The answer to your question follows from consideration of Lagrangian duality. This is worked in the post which I consider to be a duplicate in my comment to OP's post. In what follows, I work out what I find to be a more insightful derivation.

When we're solving a lasso, really, we're trying trying to jointly minimize $\frac{1}{2n} \|y - X \beta\|_2^2 = RSS$ and $\|\beta\|_1$. That is, we seek $\arg\min_\beta (\frac{1}{2n} \|y - X \beta\|_2^2, \|\beta\|_1)$. This doesn't seem well defined at the moment, since we know there's some tension between these two objectives. This is what optimization folks call multicriterion optimization.
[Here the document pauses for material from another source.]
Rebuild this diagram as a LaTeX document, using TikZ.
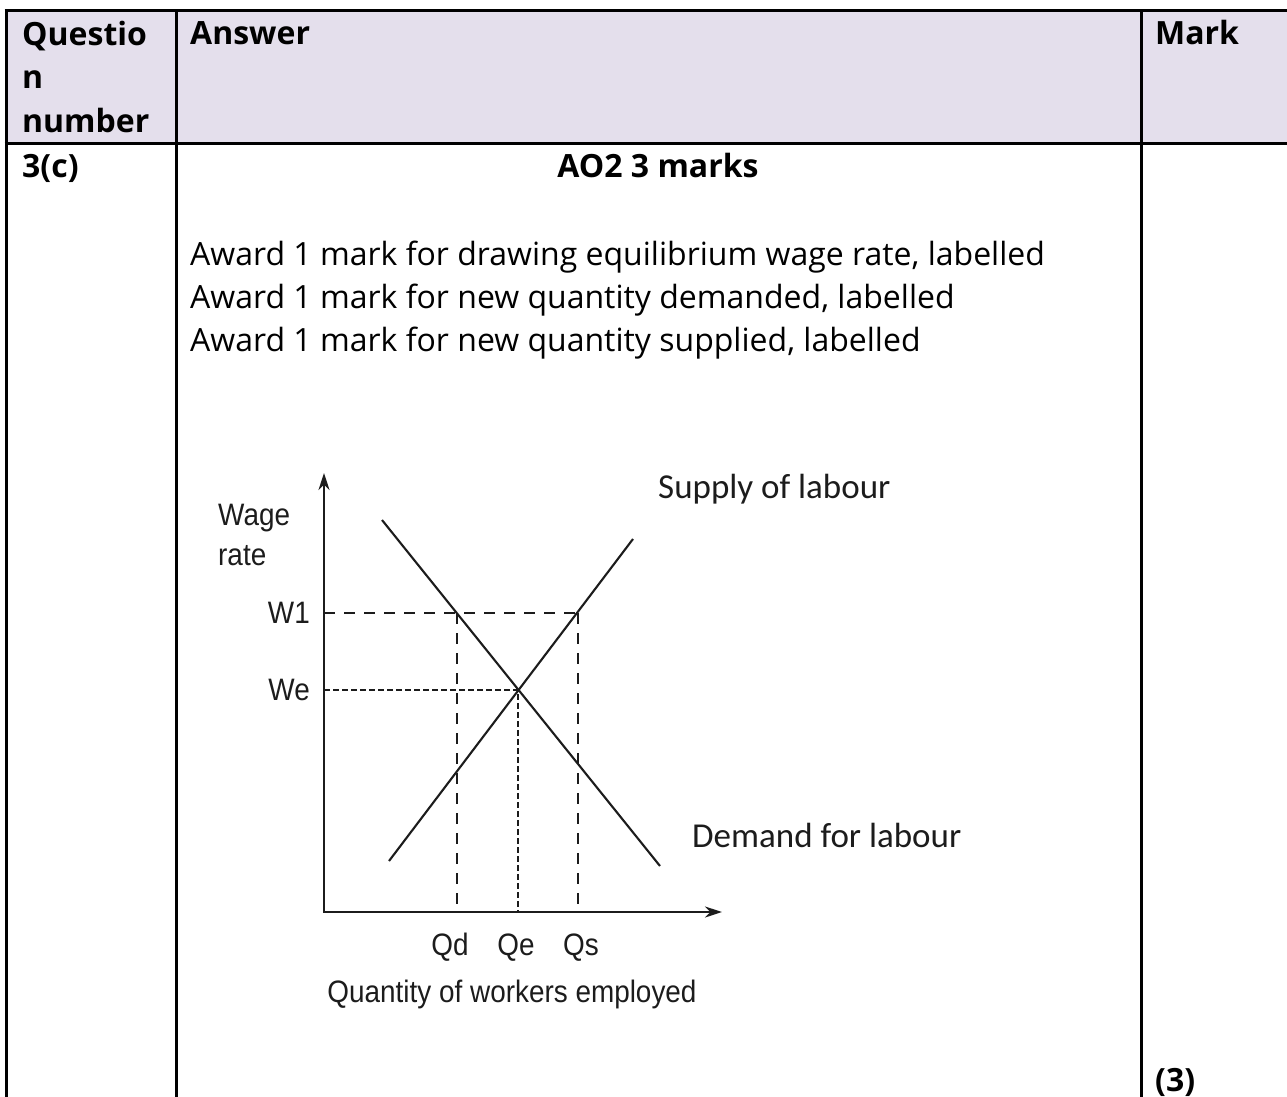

Let's visualize this problem by plotting $\left(\frac{1}{2n} \|y - X \beta\|_2^2, \|\beta\|_1 \right)$ for many $\beta$'s. (Note, here $p=5$, $n=100$, $X$ was randomly initialized, and the true coefficient $\beta^*$ has a roughly a quarter of it's entries equal to zero.)

Here, $F = \|\beta\|_1$ and $G = \frac{1}{2n} \|y - X \beta\|_2^2$. That is, the vertical axis measures the lack of fit, and the horizontal axis measures the size of the coefficient. Note that I cut off the top of the image for the sake of clarity.

The points at the bottom left of the plot are the ones we're interested in. Those correspond to the values of $\beta$ that both have small $\ell_1$ norm and have small error. In fact, for those points at the bottom left, there are no $\beta$ which have the same fit and smaller size or the same size with better fit. To choose between these points, called pareto optimal points, we need to determine the relative importance of the fit and size, our two objectives. This should remind us of the tuning parameters $\lambda$ or $C$ in the unconstrained or constrained lasso, respectively. Below we plot in green some lasso solutions, computed from glmnet, imposed on the above graph.

Notice that lasso found exactly the pareto optimal points. This is very surprising, though! How did a multidimensional objective get optimized by a one dimensional objective? The process is called scalarization: we take weights $\mu_1, \mu_2 \geq 0$ and form the problem $$\arg\min_{\beta \in \mathbb{R}^p} \mu_1 \left( \frac{1}{2n} \|y-X\beta\|_2^2 \right) + \mu_2 \|\beta\|_1.$$ When both objectives are convex, which they are here, this scalarized problem finds all pareto optimal points.

Assuming $\mu_1 \neq 0$, which is assuming that both objectives are being considered, and writing $\lambda = \frac{\mu_2}{\mu_1}$, we have that this is just $\hat{\beta}^\textrm{unc} = \arg\min_{\beta \in \mathbb{R}^p} \frac{1}{2n} \|y-X\beta\|_2^2 + \lambda \|\beta\|_1,$ the lasso, in it's usual form. By lagrangian duality, we know that there exists from $C$ so that we can instead solve the equivalent problem $\hat{\beta}^\textrm{con} = \arg\min_{\beta : \|\beta\|_1 \leq C} \frac{1}{2n} \|y-X\beta\|_2^2,$ where $\hat{\beta}^\textrm{con} = \hat{\beta}^\textrm{unc}$.

Now that we understand better what we're trying to solve and have a good visualization, let's now focus on finding a relationship between the tuning parameters $\lambda$ and $C$.

For a given value of $C$, the constrained lasso estimate $\hat{\beta}^\textrm{con.}$ will be one of those green points in the plot above. The way $\hat{\beta}^\textrm{con.}$ can be found is by fixing ourselves at $\|\beta\|_1 = \mathrm{min}\{C, \|\hat{\beta}_\mathrm{LS}\|_1\}$ (for $\hat{\beta}_\mathrm{LS}$ the least squares coefficient) and moving down until we get the lowest possible measure of lack of fit. That is, $$C = \|\hat{\beta}^\textrm{unc}\|_1.$$ As we saw above, $\lambda$ corresponds to a scalarization of our vector objective and hence is equal to the slope at this point: $$\lambda = -\frac{\partial \frac{1}{2n} \|y - X \beta\|_2^2}{\partial \|\beta\|_1} \mid_{\beta = \hat{\beta}^\textrm{con}}$$ (Note, this formula appears to be only correct up to constants. The correct $\lambda$ can quickly be found from the first order conditions, but I'd like to find a way to motivate it directly from this framework.) This corresponds (via the chain rule) to the first answer in the post that I linked as a possible duplicate.